#### Objective:
Leave the pictures out and write out exactly the lines from the top of the entries through the line containing "const BLUE = '#1414f0';".

#### Provided data:
-- Start --
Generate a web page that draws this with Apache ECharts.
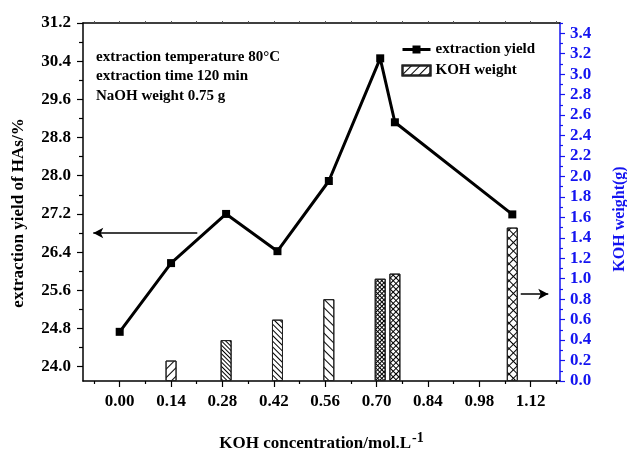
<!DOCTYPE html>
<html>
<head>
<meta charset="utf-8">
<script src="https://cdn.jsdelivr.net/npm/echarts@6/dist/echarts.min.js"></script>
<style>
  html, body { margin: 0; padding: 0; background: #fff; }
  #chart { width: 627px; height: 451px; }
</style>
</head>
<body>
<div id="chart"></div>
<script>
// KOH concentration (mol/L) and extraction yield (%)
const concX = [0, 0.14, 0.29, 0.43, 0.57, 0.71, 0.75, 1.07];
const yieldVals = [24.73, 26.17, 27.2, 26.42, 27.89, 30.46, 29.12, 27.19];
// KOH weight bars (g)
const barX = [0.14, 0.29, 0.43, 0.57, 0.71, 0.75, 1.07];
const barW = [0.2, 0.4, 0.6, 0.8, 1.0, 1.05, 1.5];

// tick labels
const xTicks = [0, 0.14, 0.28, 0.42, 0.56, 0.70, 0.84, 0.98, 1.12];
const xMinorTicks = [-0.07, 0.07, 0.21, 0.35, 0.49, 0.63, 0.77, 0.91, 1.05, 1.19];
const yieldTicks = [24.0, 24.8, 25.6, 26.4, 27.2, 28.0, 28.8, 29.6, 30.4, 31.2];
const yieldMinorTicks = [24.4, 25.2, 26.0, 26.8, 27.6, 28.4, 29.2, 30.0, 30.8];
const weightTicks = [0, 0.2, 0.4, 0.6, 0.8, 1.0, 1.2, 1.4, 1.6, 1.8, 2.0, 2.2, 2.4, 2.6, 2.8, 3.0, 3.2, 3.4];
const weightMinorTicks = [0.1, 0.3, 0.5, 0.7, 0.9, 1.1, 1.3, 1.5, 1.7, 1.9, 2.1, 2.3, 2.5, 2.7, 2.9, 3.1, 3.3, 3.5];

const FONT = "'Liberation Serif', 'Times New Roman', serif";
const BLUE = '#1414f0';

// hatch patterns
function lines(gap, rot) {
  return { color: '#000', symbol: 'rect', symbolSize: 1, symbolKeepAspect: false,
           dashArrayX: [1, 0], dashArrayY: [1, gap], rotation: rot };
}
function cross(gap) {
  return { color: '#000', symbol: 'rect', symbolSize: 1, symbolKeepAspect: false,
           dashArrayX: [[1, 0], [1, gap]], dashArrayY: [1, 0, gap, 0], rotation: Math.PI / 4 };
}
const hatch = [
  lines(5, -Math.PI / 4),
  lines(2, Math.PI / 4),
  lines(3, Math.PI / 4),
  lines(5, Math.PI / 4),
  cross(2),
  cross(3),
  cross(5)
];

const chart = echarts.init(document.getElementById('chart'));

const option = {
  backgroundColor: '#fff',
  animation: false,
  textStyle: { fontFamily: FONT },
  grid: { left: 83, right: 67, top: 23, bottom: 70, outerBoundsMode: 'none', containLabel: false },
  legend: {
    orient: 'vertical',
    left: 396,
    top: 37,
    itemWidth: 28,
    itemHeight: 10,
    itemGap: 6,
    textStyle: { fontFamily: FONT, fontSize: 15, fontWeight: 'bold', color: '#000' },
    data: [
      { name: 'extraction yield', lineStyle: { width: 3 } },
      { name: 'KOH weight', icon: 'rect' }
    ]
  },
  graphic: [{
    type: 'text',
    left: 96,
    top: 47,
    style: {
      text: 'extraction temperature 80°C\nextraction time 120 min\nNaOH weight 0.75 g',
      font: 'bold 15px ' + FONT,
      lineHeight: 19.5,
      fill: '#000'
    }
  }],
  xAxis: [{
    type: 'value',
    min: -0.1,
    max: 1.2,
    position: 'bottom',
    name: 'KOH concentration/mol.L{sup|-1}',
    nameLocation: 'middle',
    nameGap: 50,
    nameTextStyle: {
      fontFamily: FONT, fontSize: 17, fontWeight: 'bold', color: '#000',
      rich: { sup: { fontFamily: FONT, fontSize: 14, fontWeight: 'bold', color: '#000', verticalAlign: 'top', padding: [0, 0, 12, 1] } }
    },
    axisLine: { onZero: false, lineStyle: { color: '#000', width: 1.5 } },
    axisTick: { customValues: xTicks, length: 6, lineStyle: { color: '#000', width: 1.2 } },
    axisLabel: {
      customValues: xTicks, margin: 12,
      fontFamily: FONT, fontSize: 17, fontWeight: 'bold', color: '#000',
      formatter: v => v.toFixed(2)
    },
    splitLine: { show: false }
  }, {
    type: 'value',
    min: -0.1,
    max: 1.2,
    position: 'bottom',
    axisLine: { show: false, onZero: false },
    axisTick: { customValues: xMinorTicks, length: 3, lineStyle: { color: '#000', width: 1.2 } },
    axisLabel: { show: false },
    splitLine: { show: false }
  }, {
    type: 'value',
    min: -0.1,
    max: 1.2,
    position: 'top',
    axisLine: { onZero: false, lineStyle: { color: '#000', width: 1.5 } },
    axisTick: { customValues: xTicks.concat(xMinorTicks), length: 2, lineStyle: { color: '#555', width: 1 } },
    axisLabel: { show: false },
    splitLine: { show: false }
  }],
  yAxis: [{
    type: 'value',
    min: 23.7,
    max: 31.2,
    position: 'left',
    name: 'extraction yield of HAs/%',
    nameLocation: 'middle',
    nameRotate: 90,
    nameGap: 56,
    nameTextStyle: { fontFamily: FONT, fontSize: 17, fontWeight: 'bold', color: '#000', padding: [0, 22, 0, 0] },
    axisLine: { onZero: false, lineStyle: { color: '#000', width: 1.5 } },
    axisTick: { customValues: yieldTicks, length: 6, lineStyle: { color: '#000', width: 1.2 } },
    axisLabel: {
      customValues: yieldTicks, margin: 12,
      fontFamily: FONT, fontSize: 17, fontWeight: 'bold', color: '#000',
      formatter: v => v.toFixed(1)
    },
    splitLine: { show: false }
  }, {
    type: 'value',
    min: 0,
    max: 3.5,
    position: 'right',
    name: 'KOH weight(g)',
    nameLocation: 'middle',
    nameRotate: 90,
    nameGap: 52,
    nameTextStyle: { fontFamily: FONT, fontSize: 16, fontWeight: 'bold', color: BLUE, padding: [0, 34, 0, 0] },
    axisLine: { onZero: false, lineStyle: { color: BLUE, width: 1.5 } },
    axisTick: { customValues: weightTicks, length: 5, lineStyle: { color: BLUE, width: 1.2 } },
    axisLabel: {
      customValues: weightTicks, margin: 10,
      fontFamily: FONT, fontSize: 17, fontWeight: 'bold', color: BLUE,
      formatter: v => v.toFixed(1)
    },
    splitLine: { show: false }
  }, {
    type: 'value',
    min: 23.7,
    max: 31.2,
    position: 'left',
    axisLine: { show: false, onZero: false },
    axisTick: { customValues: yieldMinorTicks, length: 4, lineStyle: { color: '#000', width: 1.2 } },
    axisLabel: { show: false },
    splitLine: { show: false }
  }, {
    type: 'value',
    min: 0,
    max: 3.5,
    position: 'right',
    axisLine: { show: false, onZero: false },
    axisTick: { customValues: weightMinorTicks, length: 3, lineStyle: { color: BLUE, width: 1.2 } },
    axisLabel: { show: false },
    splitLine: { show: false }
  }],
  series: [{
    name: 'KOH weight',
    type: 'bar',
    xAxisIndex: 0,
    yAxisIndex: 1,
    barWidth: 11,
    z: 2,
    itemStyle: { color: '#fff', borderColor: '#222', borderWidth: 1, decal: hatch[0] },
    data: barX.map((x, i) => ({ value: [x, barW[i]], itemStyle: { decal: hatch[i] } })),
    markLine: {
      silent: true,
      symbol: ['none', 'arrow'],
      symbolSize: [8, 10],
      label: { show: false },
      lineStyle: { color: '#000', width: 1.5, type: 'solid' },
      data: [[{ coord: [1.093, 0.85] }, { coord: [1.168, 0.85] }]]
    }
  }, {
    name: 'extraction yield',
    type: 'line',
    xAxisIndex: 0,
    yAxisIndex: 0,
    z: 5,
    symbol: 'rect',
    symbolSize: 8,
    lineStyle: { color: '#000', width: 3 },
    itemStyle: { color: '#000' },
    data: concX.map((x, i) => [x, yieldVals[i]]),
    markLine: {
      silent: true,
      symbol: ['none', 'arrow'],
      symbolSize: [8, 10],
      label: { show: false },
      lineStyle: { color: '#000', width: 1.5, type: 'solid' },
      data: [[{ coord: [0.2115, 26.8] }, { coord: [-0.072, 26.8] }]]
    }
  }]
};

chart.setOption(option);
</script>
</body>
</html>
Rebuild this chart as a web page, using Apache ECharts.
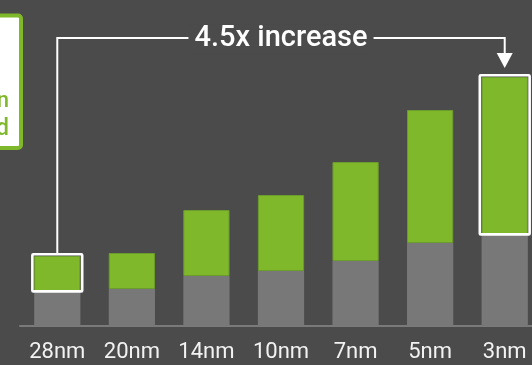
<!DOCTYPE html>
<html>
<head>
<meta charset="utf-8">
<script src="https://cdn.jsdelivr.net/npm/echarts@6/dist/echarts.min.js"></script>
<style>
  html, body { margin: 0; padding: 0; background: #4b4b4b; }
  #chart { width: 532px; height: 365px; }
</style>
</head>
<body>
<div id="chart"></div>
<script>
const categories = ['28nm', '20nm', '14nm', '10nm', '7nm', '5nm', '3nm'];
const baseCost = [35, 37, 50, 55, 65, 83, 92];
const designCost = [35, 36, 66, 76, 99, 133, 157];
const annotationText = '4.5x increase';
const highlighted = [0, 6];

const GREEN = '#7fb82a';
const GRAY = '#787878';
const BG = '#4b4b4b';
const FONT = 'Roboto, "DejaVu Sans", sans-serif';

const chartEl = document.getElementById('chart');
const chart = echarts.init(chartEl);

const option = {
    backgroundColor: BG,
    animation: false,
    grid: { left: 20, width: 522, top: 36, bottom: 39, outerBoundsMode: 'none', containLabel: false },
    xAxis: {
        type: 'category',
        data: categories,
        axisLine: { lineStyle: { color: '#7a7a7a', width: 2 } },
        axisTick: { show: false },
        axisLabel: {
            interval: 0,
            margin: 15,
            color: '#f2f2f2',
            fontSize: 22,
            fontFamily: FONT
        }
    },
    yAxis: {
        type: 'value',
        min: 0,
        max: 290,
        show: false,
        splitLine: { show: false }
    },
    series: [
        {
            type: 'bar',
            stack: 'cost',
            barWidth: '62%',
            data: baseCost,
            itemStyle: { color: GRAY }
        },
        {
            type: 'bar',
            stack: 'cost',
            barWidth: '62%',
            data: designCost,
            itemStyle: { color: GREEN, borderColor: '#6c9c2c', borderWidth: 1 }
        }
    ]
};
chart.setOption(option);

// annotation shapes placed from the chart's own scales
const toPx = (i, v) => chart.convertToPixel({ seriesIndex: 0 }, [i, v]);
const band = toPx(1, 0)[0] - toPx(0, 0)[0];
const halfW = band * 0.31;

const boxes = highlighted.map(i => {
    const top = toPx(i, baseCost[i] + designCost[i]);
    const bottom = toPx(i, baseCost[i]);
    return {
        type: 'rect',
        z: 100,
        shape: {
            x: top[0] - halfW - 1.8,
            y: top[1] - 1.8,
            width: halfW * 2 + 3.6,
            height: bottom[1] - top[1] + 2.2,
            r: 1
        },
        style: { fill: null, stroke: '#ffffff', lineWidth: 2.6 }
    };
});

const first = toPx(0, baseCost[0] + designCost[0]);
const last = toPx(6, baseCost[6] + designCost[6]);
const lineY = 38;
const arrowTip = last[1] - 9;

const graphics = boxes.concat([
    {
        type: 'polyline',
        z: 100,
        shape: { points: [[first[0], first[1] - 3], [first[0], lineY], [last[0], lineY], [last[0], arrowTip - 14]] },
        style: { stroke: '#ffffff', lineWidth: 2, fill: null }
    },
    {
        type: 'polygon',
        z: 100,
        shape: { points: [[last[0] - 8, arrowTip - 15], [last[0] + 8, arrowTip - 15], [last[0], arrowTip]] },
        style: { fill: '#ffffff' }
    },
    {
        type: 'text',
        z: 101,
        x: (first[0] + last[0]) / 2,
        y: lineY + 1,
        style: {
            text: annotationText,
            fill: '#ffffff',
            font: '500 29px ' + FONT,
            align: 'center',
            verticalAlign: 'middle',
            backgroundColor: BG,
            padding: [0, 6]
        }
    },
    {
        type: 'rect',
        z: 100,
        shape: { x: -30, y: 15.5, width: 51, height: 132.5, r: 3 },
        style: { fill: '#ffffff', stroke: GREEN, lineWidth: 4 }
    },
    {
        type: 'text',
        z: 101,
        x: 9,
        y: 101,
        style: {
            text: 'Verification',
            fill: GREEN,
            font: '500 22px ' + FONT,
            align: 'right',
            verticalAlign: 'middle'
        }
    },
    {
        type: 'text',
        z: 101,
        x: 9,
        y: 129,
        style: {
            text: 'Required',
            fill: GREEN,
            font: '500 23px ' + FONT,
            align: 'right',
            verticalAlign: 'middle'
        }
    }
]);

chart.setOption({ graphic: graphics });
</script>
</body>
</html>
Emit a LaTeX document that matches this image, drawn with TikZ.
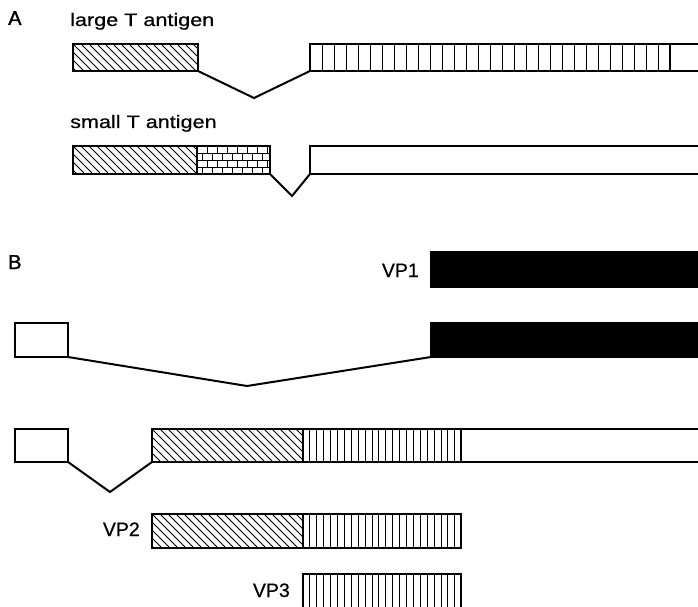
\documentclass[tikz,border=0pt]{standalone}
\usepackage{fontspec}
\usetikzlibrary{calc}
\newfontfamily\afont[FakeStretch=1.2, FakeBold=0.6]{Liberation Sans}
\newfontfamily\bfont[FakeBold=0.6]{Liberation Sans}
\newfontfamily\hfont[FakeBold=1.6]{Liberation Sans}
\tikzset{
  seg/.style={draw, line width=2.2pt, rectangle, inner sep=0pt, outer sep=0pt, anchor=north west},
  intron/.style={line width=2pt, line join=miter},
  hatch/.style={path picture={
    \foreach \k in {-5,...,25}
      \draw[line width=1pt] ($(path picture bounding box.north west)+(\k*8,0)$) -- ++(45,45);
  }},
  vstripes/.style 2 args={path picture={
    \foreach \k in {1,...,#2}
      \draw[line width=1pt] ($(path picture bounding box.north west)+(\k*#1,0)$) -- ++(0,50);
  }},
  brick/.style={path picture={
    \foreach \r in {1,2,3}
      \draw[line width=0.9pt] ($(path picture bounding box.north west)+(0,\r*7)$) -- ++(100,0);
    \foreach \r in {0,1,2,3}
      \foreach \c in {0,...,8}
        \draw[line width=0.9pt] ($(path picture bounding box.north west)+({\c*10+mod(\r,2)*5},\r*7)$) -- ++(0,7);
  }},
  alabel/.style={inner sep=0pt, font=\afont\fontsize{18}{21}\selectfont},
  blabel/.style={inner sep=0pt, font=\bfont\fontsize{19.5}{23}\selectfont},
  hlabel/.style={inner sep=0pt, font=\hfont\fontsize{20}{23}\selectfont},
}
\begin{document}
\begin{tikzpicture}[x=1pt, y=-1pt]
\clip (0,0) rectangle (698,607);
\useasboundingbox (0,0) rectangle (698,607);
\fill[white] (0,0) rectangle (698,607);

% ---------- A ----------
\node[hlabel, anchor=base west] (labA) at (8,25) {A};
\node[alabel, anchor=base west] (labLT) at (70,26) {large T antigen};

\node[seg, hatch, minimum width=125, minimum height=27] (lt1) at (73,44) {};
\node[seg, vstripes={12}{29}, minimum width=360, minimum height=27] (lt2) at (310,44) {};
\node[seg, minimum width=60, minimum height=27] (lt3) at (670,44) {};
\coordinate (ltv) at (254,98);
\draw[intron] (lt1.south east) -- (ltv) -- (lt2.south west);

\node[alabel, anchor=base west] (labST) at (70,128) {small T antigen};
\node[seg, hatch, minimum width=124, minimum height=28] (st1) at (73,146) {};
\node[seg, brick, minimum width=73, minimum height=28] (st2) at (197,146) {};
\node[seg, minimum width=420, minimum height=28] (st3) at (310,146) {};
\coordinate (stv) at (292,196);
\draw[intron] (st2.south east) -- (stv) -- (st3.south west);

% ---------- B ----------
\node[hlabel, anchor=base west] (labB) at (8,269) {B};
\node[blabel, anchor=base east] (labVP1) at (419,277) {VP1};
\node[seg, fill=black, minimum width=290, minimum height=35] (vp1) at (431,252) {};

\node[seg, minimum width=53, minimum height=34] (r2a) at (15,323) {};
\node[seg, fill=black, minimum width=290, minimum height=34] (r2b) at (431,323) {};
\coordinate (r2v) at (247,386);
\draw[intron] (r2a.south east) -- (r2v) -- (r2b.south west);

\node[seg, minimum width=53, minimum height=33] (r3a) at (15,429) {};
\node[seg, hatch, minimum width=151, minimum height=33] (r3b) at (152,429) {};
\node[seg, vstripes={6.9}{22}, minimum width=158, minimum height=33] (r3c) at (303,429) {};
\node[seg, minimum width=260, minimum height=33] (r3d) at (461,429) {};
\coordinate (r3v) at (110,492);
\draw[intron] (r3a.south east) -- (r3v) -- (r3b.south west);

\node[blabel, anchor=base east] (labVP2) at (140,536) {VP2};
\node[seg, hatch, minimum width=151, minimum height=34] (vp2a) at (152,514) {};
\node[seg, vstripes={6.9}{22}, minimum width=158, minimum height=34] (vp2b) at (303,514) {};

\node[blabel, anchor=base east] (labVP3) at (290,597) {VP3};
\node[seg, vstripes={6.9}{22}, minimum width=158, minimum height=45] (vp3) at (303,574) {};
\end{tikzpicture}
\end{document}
-- End --
#### Answer for the task:
Generate a web page that draws this with Apache ECharts.
<!DOCTYPE html>
<html>
<head>
<meta charset="utf-8">
<script src="https://cdn.jsdelivr.net/npm/echarts@6/dist/echarts.min.js"></script>
<style>
  html, body { margin: 0; padding: 0; background: #fff; }
  #chart { width: 627px; height: 451px; }
</style>
</head>
<body>
<div id="chart"></div>
<script>
// KOH concentration (mol/L) and extraction yield (%)
const concX = [0, 0.14, 0.29, 0.43, 0.57, 0.71, 0.75, 1.07];
const yieldVals = [24.73, 26.17, 27.2, 26.42, 27.89, 30.46, 29.12, 27.19];
// KOH weight bars (g)
const barX = [0.14, 0.29, 0.43, 0.57, 0.71, 0.75, 1.07];
const barW = [0.2, 0.4, 0.6, 0.8, 1.0, 1.05, 1.5];

// tick labels
const xTicks = [0, 0.14, 0.28, 0.42, 0.56, 0.70, 0.84, 0.98, 1.12];
const xMinorTicks = [-0.07, 0.07, 0.21, 0.35, 0.49, 0.63, 0.77, 0.91, 1.05, 1.19];
const yieldTicks = [24.0, 24.8, 25.6, 26.4, 27.2, 28.0, 28.8, 29.6, 30.4, 31.2];
const yieldMinorTicks = [24.4, 25.2, 26.0, 26.8, 27.6, 28.4, 29.2, 30.0, 30.8];
const weightTicks = [0, 0.2, 0.4, 0.6, 0.8, 1.0, 1.2, 1.4, 1.6, 1.8, 2.0, 2.2, 2.4, 2.6, 2.8, 3.0, 3.2, 3.4];
const weightMinorTicks = [0.1, 0.3, 0.5, 0.7, 0.9, 1.1, 1.3, 1.5, 1.7, 1.9, 2.1, 2.3, 2.5, 2.7, 2.9, 3.1, 3.3, 3.5];

const FONT = "'Liberation Serif', 'Times New Roman', serif";
const BLUE = '#1414f0';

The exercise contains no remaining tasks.